- _Task brief_
Reproduce the listing below from the line with "Reproduce this chart" to the line with "Household Income by", both lines included, character for character, minus any pictures.

** start Dataset rows **

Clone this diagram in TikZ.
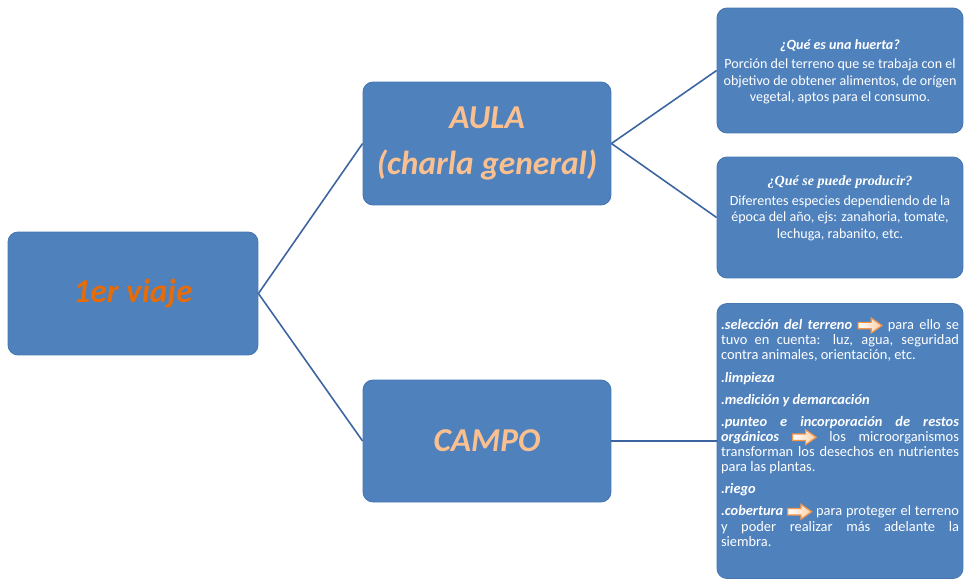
\documentclass[tikz,border=0pt]{standalone}
\usepackage{fontspec}
\setmainfont{Carlito}
\newfontfamily\serifbi{Liberation Serif}
\definecolor{azul}{HTML}{4F81BD}
\definecolor{borde}{HTML}{4677B0}
\definecolor{linea}{HTML}{3C64A0}
\definecolor{durazno}{HTML}{FAC090}
\definecolor{naranja}{HTML}{E46C0A}
\definecolor{flechaborde}{HTML}{F79646}
\newcommand{\flecha}{\tikz[baseline={(0,-2.4pt)},x=1pt,y=1pt,sharp corners]{\draw[flechaborde,line width=0.7pt,left color=white,right color=flechaborde!45] (0,-1.8) -- (7.5,-1.8) -- (7.5,-4.2) -- (13.5,0) -- (7.5,4.2) -- (7.5,1.8) -- (0,1.8) -- cycle;}}
\newcommand{\negrita}[1]{\textbf{\textit{#1}}}
\begin{document}
\begin{tikzpicture}[x=0.02cm,y=-0.02cm,
    caja/.style={draw=borde,fill=azul,line width=0.5pt,rounded corners=0.2cm,inner sep=0pt},
    titulo/.style={caja,text=durazno,font=\fontsize{19}{26}\selectfont\bfseries\itshape,align=center},
    info/.style={caja,text=white,minimum width=4.92cm,font=\fontsize{8}{9.4}\selectfont},
    conector/.style={draw=linea,line width=0.9pt}]
  \useasboundingbox (0,0) rectangle (969,579);
  \node[titulo,text=naranja,minimum width=5cm,minimum height=2.46cm] (viaje) at (133,293.5) {1er viaje};
  \node[titulo,minimum width=4.96cm,minimum height=2.46cm] (aula) at (487,143.5) {AULA\\(charla general)};
  \node[titulo,minimum width=4.96cm,minimum height=2.44cm] (campo) at (487,441) {CAMPO};
  \node[info,minimum height=2.5cm] (huerta) at (840,70.5) {\parbox[c][1.24cm][t]{4.9cm}{\centering
      \negrita{¿Qué es una huerta?}\par\vspace{1.6pt}
      Porción del terreno que se trabaja con el\\
      objetivo de obtener alimentos, de orígen\\
      vegetal, aptos para el consumo.}};
  \node[info,minimum height=2.42cm] (producir) at (840,217.5) {\parbox[c][1.66cm][t]{4.9cm}{\centering
      {\serifbi\bfseries\itshape ¿Qué se puede producir?}\par\vspace{1.6pt}
      Diferentes especies dependiendo de la\\
      época del año, ejs: zanahoria, tomate,\\
      lechuga, rabanito, etc.}};
  \node[info,minimum height=5.5cm,font=\fontsize{8.2}{8.6}\selectfont] (tareas) at (840,441) {\parbox[c][4.94cm][t]{4.76cm}{\setlength{\parskip}{4pt}%
      \negrita{.selección del terreno} \flecha{} para ello se\linebreak
      tuvo en cuenta: luz, agua, seguridad\linebreak
      contra animales, orientación, etc.\par
      \negrita{.limpieza}\par
      \negrita{.medición y demarcación}\par
      \negrita{.punteo e incorporación de restos\linebreak
      orgánicos} \flecha{} los microorganismos\linebreak
      transforman los desechos en nutrientes\linebreak
      para las plantas.\par
      \negrita{.riego}\par
      \negrita{.cobertura} \flecha{} para proteger el terreno\linebreak
      y poder realizar más adelante la\linebreak
      siembra.}};
  \draw[conector] (viaje.east) -- (aula.west);
  \draw[conector] (viaje.east) -- (campo.west);
  \draw[conector] (aula.east) -- (huerta.west);
  \draw[conector] (aula.east) -- (producir.west);
  \draw[conector] (campo.east) -- (tareas.west);
\end{tikzpicture}
\end{document}
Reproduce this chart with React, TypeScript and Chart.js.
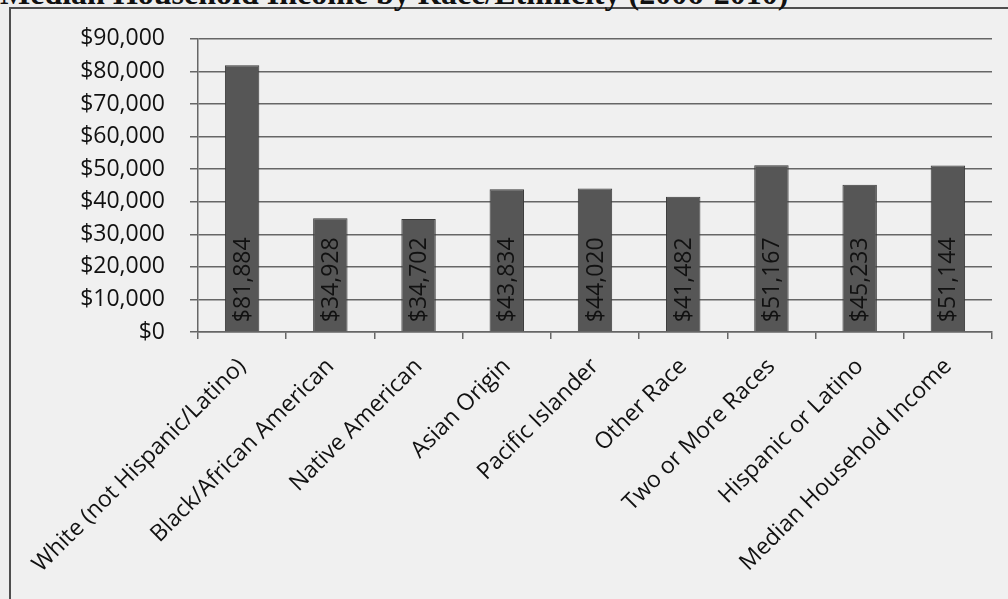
import React, { useEffect, useRef } from "react";
import { Chart, registerables } from "chart.js";

Chart.register(...registerables);

const TITLE = "Median Household Income by Race/Ethnicity (2006-2010)";

const categories = [
  "White (not Hispanic/Latino)",
  "Black/African American",
  "Native American",
  "Asian Origin",
  "Pacific Islander",
  "Other Race",
  "Two or More Races",
  "Hispanic or Latino",
  "Median Household Income",
];

const incomes = [81884, 34928, 34702, 43834, 44020, 41482, 51167, 45233, 51144];

const yTickMin = 0;
const yTickMax = 90000;
const yTickStep = 10000;

const FONT = "'Open Sans', 'DejaVu Sans', sans-serif";
const FONT_SIZE = 23;
const TEXT = "#111111";
const LINE = "#666666";

const money = (v: number) => "$" + Math.round(v).toLocaleString("en-US");

// Vertical value labels written inside each bar, reading bottom-to-top.
const barValueLabels = {
  id: "barValueLabels",
  afterDatasetsDraw(chart: any) {
    const { ctx } = chart;
    const meta = chart.getDatasetMeta(0);
    const values = chart.data.datasets[0].data as number[];
    ctx.save();
    ctx.font = `${FONT_SIZE}px ${FONT}`;
    ctx.fillStyle = TEXT;
    ctx.textAlign = "left";
    ctx.textBaseline = "middle";
    meta.data.forEach((bar: any, i: number) => {
      const base = bar.base as number;
      ctx.save();
      ctx.translate(bar.x + 1, base - 9);
      ctx.rotate(-Math.PI / 2);
      ctx.fillText(money(values[i]), 0, 0);
      ctx.restore();
    });
    ctx.restore();
  },
};

export default function App() {
  const canvasRef = useRef<HTMLCanvasElement | null>(null);

  useEffect(() => {
    document.body.style.margin = "0";
    const canvas = canvasRef.current;
    if (!canvas) return;
    const chart = new Chart(canvas, {
      type: "bar",
      data: {
        labels: categories,
        datasets: [
          {
            data: incomes,
            backgroundColor: "#565656",
            borderColor: "#3a3a3a",
            borderWidth: 1,
            barPercentage: 0.39,
            categoryPercentage: 1,
          },
        ],
      },
      options: {
        responsive: false,
        animation: false,
        devicePixelRatio: 1,
        layout: { padding: { left: 20, top: 36, right: 16, bottom: 0 } },
        plugins: {
          legend: { display: false },
          tooltip: { enabled: false },
          title: { display: false },
        },
        scales: {
          y: {
            min: yTickMin,
            max: yTickMax,
            ticks: {
              stepSize: yTickStep,
              callback: (v: any) => money(Number(v)),
              font: { family: FONT, size: FONT_SIZE },
              color: TEXT,
              padding: 25,
            },
            grid: { color: LINE, lineWidth: 1.5, tickLength: 8 },
            border: { display: true, color: LINE, width: 1.5 },
            afterFit: (scale: any) => {
              scale.width = 178;
            },
          },
          x: {
            ticks: {
              minRotation: 45,
              maxRotation: 45,
              autoSkip: false,
              font: { family: FONT, size: FONT_SIZE },
              color: TEXT,
              padding: 14,
            },
            grid: {
              offset: true,
              drawOnChartArea: false,
              drawTicks: true,
              tickLength: 7,
              color: LINE,
              lineWidth: 1.5,
            },
            border: { display: true, color: LINE, width: 1.5 },
            afterFit: (scale: any) => {
              scale.height = 267;
            },
          },
        },
      },
      plugins: [barValueLabels],
    });
    return () => chart.destroy();
  }, []);

  return (
    <div
      style={{
        position: "fixed",
        left: 0,
        top: 0,
        width: 1008,
        height: 599,
        overflow: "hidden",
        background: "#eeeeee",
      }}
    >
      <div
        style={{
          position: "absolute",
          left: 9,
          top: 7,
          width: 1100,
          height: 700,
          border: "2px solid #4e4e4e",
          background: "#f0f0f0",
        }}
      />
      <div
        style={{
          position: "absolute",
          left: 0,
          top: -23,
          whiteSpace: "nowrap",
          fontFamily: "'Liberation Serif', 'DejaVu Serif', serif",
          fontWeight: "bold",
          fontSize: 32,
          lineHeight: "32px",
          color: "#111",
        }}
      >
        {TITLE}
      </div>
      <canvas
        ref={canvasRef}
        width={1008}
        height={599}
        style={{ position: "absolute", left: 0, top: 0, width: 1008, height: 599 }}
      />
    </div>
  );
}
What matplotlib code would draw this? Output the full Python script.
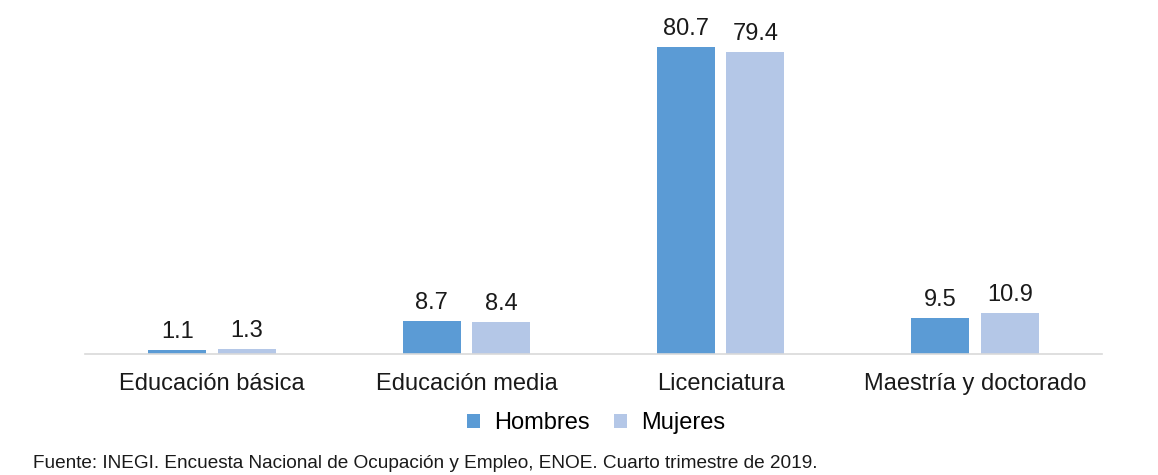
import matplotlib.pyplot as plt
import numpy as np

plt.rcParams['font.family'] = ['Liberation Sans', 'DejaVu Sans']

categorias = ["Educación básica", "Educación media", "Licenciatura", "Maestría y doctorado"]
hombres = [1.1, 8.7, 80.7, 9.5]
mujeres = [1.3, 8.4, 79.4, 10.9]

COLOR_H = "#5B9BD5"
COLOR_M = "#B4C7E7"

W, H = 1158, 475
fig = plt.figure(figsize=(W / 100, H / 100), dpi=100)
base_y = 354
top_y = base_y - 90 * 3.8
ax = fig.add_axes([85 / W, (H - base_y) / H, (1102 - 85) / W, (base_y - top_y) / H])

x = np.arange(len(categorias))
ancho = 0.228
off = 0.137
b1 = ax.bar(x - off, hombres, ancho, color=COLOR_H, label="Hombres")
b2 = ax.bar(x + off, mujeres, ancho, color=COLOR_M, label="Mujeres")

for barras in (b1, b2):
    for b in barras:
        ax.annotate(f"{b.get_height():.1f}", (b.get_x() + b.get_width() / 2, b.get_height()),
                    xytext=(0, 5), textcoords="offset points", ha="center", va="bottom",
                    fontsize=17, color="#1a1a1a")

ax.set_xlim(-0.5, len(categorias) - 0.5)
ax.set_ylim(0, 90)
ax.set_xticks(x)
ax.set_xticklabels(categorias, fontsize=17, color="#1a1a1a")
ax.tick_params(axis="x", length=0, pad=14)
ax.set_yticks([])
for s in ("top", "left", "right"):
    ax.spines[s].set_visible(False)
ax.spines["bottom"].set_color("#D9D9D9")
ax.spines["bottom"].set_linewidth(1.2)

fig.legend(handles=[b1, b2], loc="center", bbox_to_anchor=(596 / W, 1 - 423 / H),
           ncol=2, frameon=False, fontsize=17, handlelength=0.55, handleheight=0.55,
           columnspacing=1.0, handletextpad=0.6)

fig.text(33 / W, 1 - 463 / H,
         "Fuente: INEGI. Encuesta Nacional de Ocupación y Empleo, ENOE. Cuarto trimestre de 2019.",
         fontsize=13.7, color="#1a1a1a", va="center", ha="left")

fig.savefig("out.png", dpi=100, facecolor="white")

** end Dataset rows **

- _Result of the exercise_
Reproduce this chart with React, TypeScript and Chart.js.
import React, { useEffect, useRef } from "react";
import { Chart, registerables } from "chart.js";

Chart.register(...registerables);

const TITLE = "Median Household Income by Race/Ethnicity (2006-2010)";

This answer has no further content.